Another funny thing John Hollinger pointed out was that if you want to sound like you know your math, make a prediction like "this team will not win the championship" at the beginning of a season. There's something like at least a 75% chance you'll be right unless that team is a prohibitive favorite like Jordan's Bulls or Shaq & Kobe era Lakers. This applies to pretty much all sports with a similar format/structure compared to the NBA. I guess it wouldn't quite work for soccer because of how the top teams are able to concentrate all the talents but it's very safe for football/hockey/baseball too.
 #164474  by Replay
 Sat Dec 27, 2014 2:33 am
I agree with him. If you want any recognition as a predictor, make a habit of predictions that you predict as certainty. Then, at least if you are wrong, you have set a clear standard for how wrong you are and why, later - for the mathematical reasons I was talking about. It improves you as a prophet, so to speak, for those interested in playing that game...which is always an unclear game, but at the same time, every bit of our bodies is in some way devoted to either predicting or responding to our external stumuli. Fortune-telling is as old as mankind, and like anything else, it may be done well or incompetently; generously or selfishly.
 #164477  by Don
 Sat Dec 27, 2014 4:26 am
I don't know if it's because people are afraid to make predictions for fear of being wrong or do people actually think the guys watching are dumb enough to fall for the 'yes and no and maybe' prediction.
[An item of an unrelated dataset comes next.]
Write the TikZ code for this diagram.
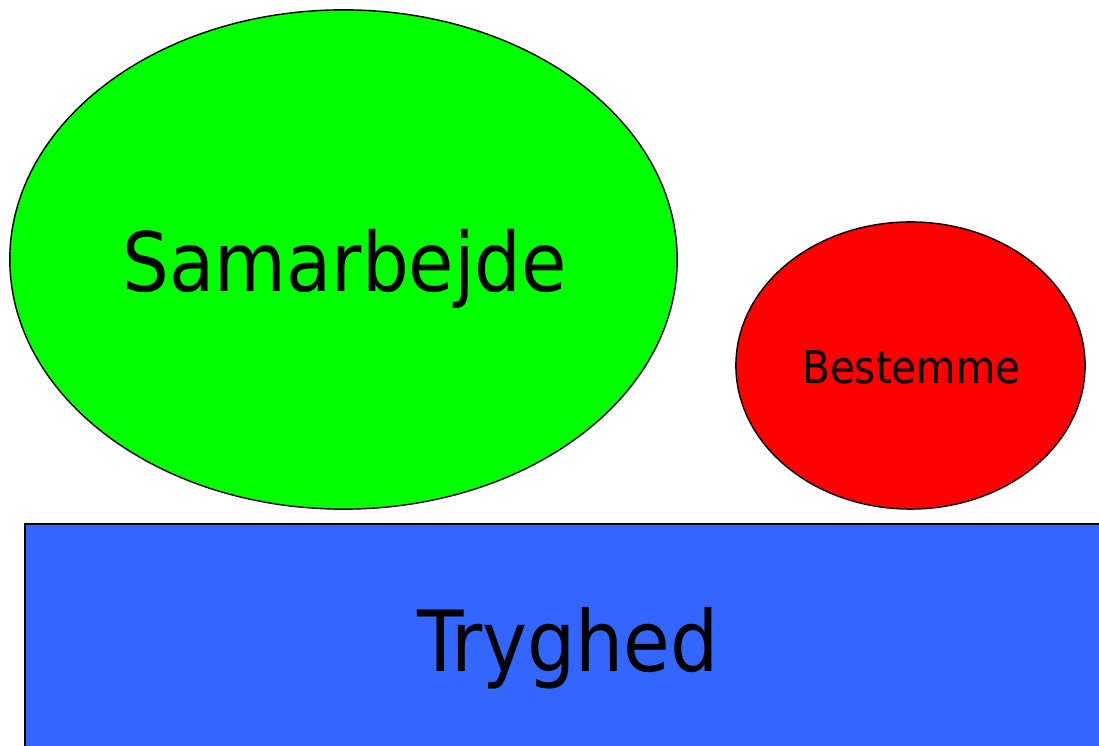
\documentclass[tikz,border=0pt]{standalone}
\usepackage{fontspec}
\setmainfont{DejaVu Sans Condensed}
\usetikzlibrary{shapes.geometric}
\definecolor{groen}{HTML}{00FF00}
\definecolor{roed}{HTML}{FF0000}
\definecolor{blaa}{HTML}{3366FF}
\tikzset{
 blob/.style={ellipse, draw=black, line width=.4pt, inner sep=0},
 label/.style={anchor=base, text=black, inner sep=0}
}
\begin{document}
\begin{tikzpicture}[x=.01cm, y=-.01cm]
\useasboundingbox (0,0) rectangle (1099,746);
\clip (0,0) rectangle (1099,746);
% blokken nederst
\filldraw[fill=blaa, draw=black, line width=.6pt] (25,524) rectangle (1120,770);
\coordinate (T) at (568,672);
\node[label, font=\fontsize{24}{24}\selectfont] (tryghed) at (T) {Tryghed};
% ellipserne
\node[blob, fill=groen, minimum width=6.67cm, minimum height=4.99cm] (samarbejde) at (343.5,259.5) {};
\node[label, font=\fontsize{23.3}{23.3}\selectfont] (samtxt) at (345,292) {Samarbejde};
\node[blob, fill=roed, minimum width=3.49cm, minimum height=2.87cm] (bestemme) at (910.5,365.5) {};
\node[label, font=\fontsize{12.8}{12.8}\selectfont] (besttxt) at (911.5,384) {Bestemme};
\end{tikzpicture}
\end{document}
I mean you can be up 3-0 in a best of 7 and still ad lib on why the series isn't over yet even though winning from a 0-3 position has never been done in a NBA Playoff. I remember reading an analysis on so called expert prediction and a common theme is that people tend to way overestimate the number of 4-3 games. It just doesn't happen very often even when two teams are evenly matched, probably because whoever is behind 2-3 does have a pretty significant mental disadvantage. On your 1st vs 8th or 2nd vs 7th seed, historical data suggest predicting 4-0 or 4-1 is very safe and 4-0 is probably the most likely outcome if they're indeed a typical team of that seed (so this won't work well in Western Conference because there always seem to be some really good team that finish 7th) but you won't find very many experts predicting 4-0.

Charles Barkley actually sticks to his prediction, and even though I think he's probably meant to be there for the comedic effect, I tend to pay more attention to what he says because at least he's willing to go out and say 'soandso is going to win' instead of saying like 'if they continue to make high percentage shots and not turn the ball over and defense well they'll win. Oh they didn't win? Then they obviously didn't do what I said.' A really funny example I remember is one year, one of the analyst was saying the in a best of 7 series, the better team always win, so someone asked him what happens when the underdog wins? The guy said that means that team was really the better team all along. Well, if you put it that way, there's literally no way you can be wrong. I remember the year Pistons beat the Lakers with Shaq/Kobe/Malone/Payton and I think they it was 7-1 odds if you bet on Pistons to win, but of course every expert claimed they totally saw it coming and that the Pistons was the better team even though every one of those guys predicted the Lakers will win before the series started.
 #164478  by Replay
 Sat Dec 27, 2014 6:08 am
do people actually think the guys watching are dumb enough to fall for the 'yes and no and maybe' prediction.
You are probably used to intelligent, math-literate sports fans. But sports draws from all spectrums of literacy, from PhD to illiterate.

I have occasionally met (and sometimes not enjoyed the company of, for sure) people that I could estimate might have considered stabbing somebody who brought up mathematics and advanced statistics during a game, if you caught them on the wrong day. Remember that hooliganism exists in any body-based physical sport and most certainly basketball and football. Los Angeles fans burn shit down when people WIN. This is not always a collection of university students we're talking about.

Do not assume other sports fans all share your math training. There are people who enjoy sports who dislike READING and WRITING, Don. I am not judging them, just advocating you be aware of why broadcast stats are not always sophisticated.
 #164486  by Don
 Sat Dec 27, 2014 2:21 pm
I guess my problem is that I don't like people who are in between dumb/analytical when they're supposed to be paid to either entertain or enligthen. For example I wouldn't mind if a guy says he picks Pistons to win because Rasheed Wallace is 10-0 when he guaranteeds his team is going to win. That's actually pretty funny. Or you can say historical data says soandso will probably rebound and XYZ is shooting way beyond he should so this would regress toward the main, and if it sounds reasonable and not purposely misleading that's cool too. Instead I see stuff like '85% of the teams that won game 1 went on to win a best of 7 series'. It's like yeah, nobody could've thought that winning the first game greatly increases the chance of winning the overall series. It's fake mathematics and it's not even funny. I rather read about how they ask some animal in Germany to predict the World Cup winner!
 #164489  by Replay
 Sat Dec 27, 2014 8:51 pm
Well, real math is hard. :) Fake math is easy and appeals to drunk people who want a false sense of control.